Did you, when making the jail, follow the step of copying /etc/resolv.conf to the jail's /etc? That is sometimes a reason why the jail can't find a url (or a site from which to download packages.)


----------



## KubikPixel (Oct 30, 2020)

scottro said:


> Did you, when making the jail, follow the step of copying /etc/resolv.conf to the jail's /etc? That is sometimes a reason why the jail can't find a url (or a site from which to download packages.)

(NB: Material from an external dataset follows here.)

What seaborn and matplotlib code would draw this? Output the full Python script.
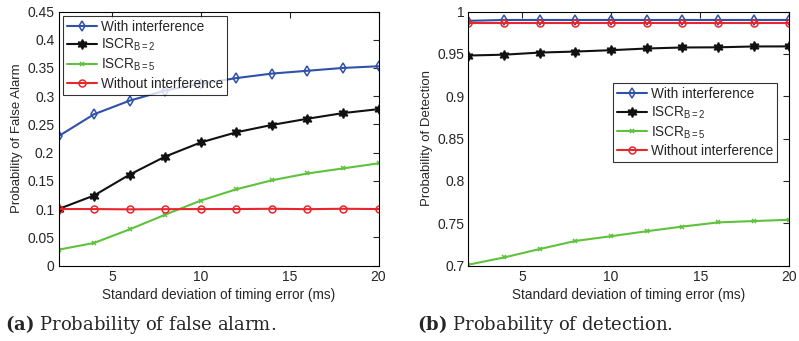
import numpy as np
import pandas as pd
import seaborn as sns
import matplotlib
matplotlib.use("Agg")
import matplotlib.pyplot as plt

sns.set_style("white")
plt.rcParams['font.family'] = ['Liberation Sans', 'DejaVu Sans']
plt.rcParams['mathtext.fontset'] = 'custom'
plt.rcParams['mathtext.rm'] = 'Liberation Sans'
plt.rcParams['mathtext.it'] = 'Liberation Sans'
plt.rcParams['mathtext.bf'] = 'DejaVu Serif:bold'

sigma = [2, 4, 6, 8, 10, 12, 14, 16, 18, 20]

pfa_with = [0.229, 0.268, 0.292, 0.310, 0.322, 0.332, 0.340, 0.345, 0.350, 0.353]
pfa_iscr2 = [0.100, 0.124, 0.161, 0.193, 0.218, 0.236, 0.249, 0.260, 0.270, 0.277]
pfa_iscr5 = [0.028, 0.040, 0.064, 0.090, 0.115, 0.135, 0.151, 0.163, 0.172, 0.181]
pfa_without = [0.100, 0.100, 0.0995, 0.0998, 0.100, 0.100, 0.1005, 0.0998, 0.1005, 0.100]

pd_with = [0.989, 0.990, 0.990, 0.990, 0.990, 0.990, 0.990, 0.990, 0.990, 0.990]
pd_iscr2 = [0.948, 0.949, 0.9515, 0.9527, 0.9543, 0.9563, 0.9575, 0.9577, 0.9587, 0.9588]
pd_iscr5 = [0.701, 0.7095, 0.7195, 0.729, 0.7346, 0.7405, 0.746, 0.7509, 0.7525, 0.754]
pd_without = [0.987, 0.987, 0.987, 0.987, 0.987, 0.987, 0.987, 0.987, 0.987, 0.987]

labels = ["With interference", "ISCR$_{\\mathrm{B=2}}$", "ISCR$_{\\mathrm{B=5}}$", "Without interference"]
colors = ["#2f52a8", "#111111", "#5fc23c", "#e8262c"]
markers = ["d", (6, 1, 0), "x", "o"]
mfc = ["none", "#111111", "#5fc23c", "none"]
msize = [5.5, 7, 3.5, 5]

xlabel = "Standard deviation of timing error (ms)"

fig = plt.figure(figsize=(7.99, 3.41), dpi=100)
ax1 = fig.add_axes([58.5/799, 1 - 265.5/341, 320/799, 254/341])
ax2 = fig.add_axes([468.5/799, 1 - 265.5/341, 321/799, 254/341])

def draw(ax, series, ylabel, ylim, yticks, yticklabels, legloc):
    for s, lab, c, m, fc, ms in zip(series, labels, colors, markers, mfc, msize):
        df = pd.DataFrame({"x": sigma, "y": s})
        sns.lineplot(data=df, x="x", y="y", ax=ax, color=c, marker=m,
                     markerfacecolor=fc, markeredgecolor=c, markersize=ms,
                     markeredgewidth=1.1, linewidth=1.5, label=lab)
    ax.set_xlim(2, 20)
    ax.set_ylim(*ylim)
    ax.set_xticks([5, 10, 15, 20])
    ax.set_xticklabels(["5", "10", "15", "20"])
    ax.set_yticks(yticks)
    ax.set_yticklabels(yticklabels)
    ax.tick_params(direction="in", top=True, right=True, labelsize=10, length=4, width=0.8, pad=3)
    for sp in ax.spines.values():
        sp.set_color("black")
        sp.set_linewidth(0.8)
    ax.set_xlabel(xlabel, fontsize=9.8, labelpad=3)
    ax.set_ylabel(ylabel, fontsize=9.5, labelpad=3)
    leg = ax.legend(loc=legloc, fontsize=9.8, frameon=True, fancybox=False,
                    edgecolor="black", borderpad=0.3, labelspacing=0.25,
                    handlelength=2.2, handletextpad=0.3, borderaxespad=0.3)
    leg.get_frame().set_linewidth(0.8)
    return leg

draw(ax1, [pfa_with, pfa_iscr2, pfa_iscr5, pfa_without], "Probability of False Alarm",
     (0, 0.45), [0, 0.05, 0.1, 0.15, 0.2, 0.25, 0.3, 0.35, 0.4, 0.45],
     ["0", "0.05", "0.1", "0.15", "0.2", "0.25", "0.3", "0.35", "0.4", "0.45"], "upper left")
leg2 = draw(ax2, [pd_with, pd_iscr2, pd_iscr5, pd_without], "Probability of Detection",
     (0.7, 1.0), [0.7, 0.75, 0.8, 0.85, 0.9, 0.95, 1.0],
     ["0.7", "0.75", "0.8", "0.85", "0.9", "0.95", "1"], "upper right")
leg2.set_bbox_to_anchor((0.975, 0.735), transform=ax2.transAxes)

fig.text(5/799, 1 - 325/341, r"$\bf{(a)}$ Probability of false alarm.", fontsize=13,
         family="DejaVu Serif", va="center")
fig.text(417/799, 1 - 325/341, r"$\bf{(b)}$ Probability of detection.", fontsize=13,
         family="DejaVu Serif", va="center")

fig.savefig("out.png", dpi=100)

Yes I follow the DNS copy step and I check this, the resolve.conf exist with the same entry's:

`cp /etc/resolv.conf /usr/local/jails/releases/11.0-RELEASE/etc/resolv.conf`
`cp /etc/localtime /usr/local/jails/releases/11.0-RELEASE/etc/localtime`


----------



## SirDice (Oct 30, 2020)

Note that 11.0-RELEASE has been End-of-Life since November 2017 and is not supported any more. It also looks like you're trying to install 12.x packages on that 11.0-RELEASE jail, that's not going to work. You can probably install them but those packages are not going to work.


----------



## chrbr (Oct 30, 2020)

Dear KubikPixel,
another issue could be that the jail cannot use the network interface at all. The easiest method is to assign a separate IP adress to the jail. If the host has the address 192.168.0.1 the jail could have 192.168.0.2 or so. Then the jail can have access to the interface. Two different methods are NAT or to ses proxies listening at lo1 with the jail assigned to an address of the lo1 range.


----------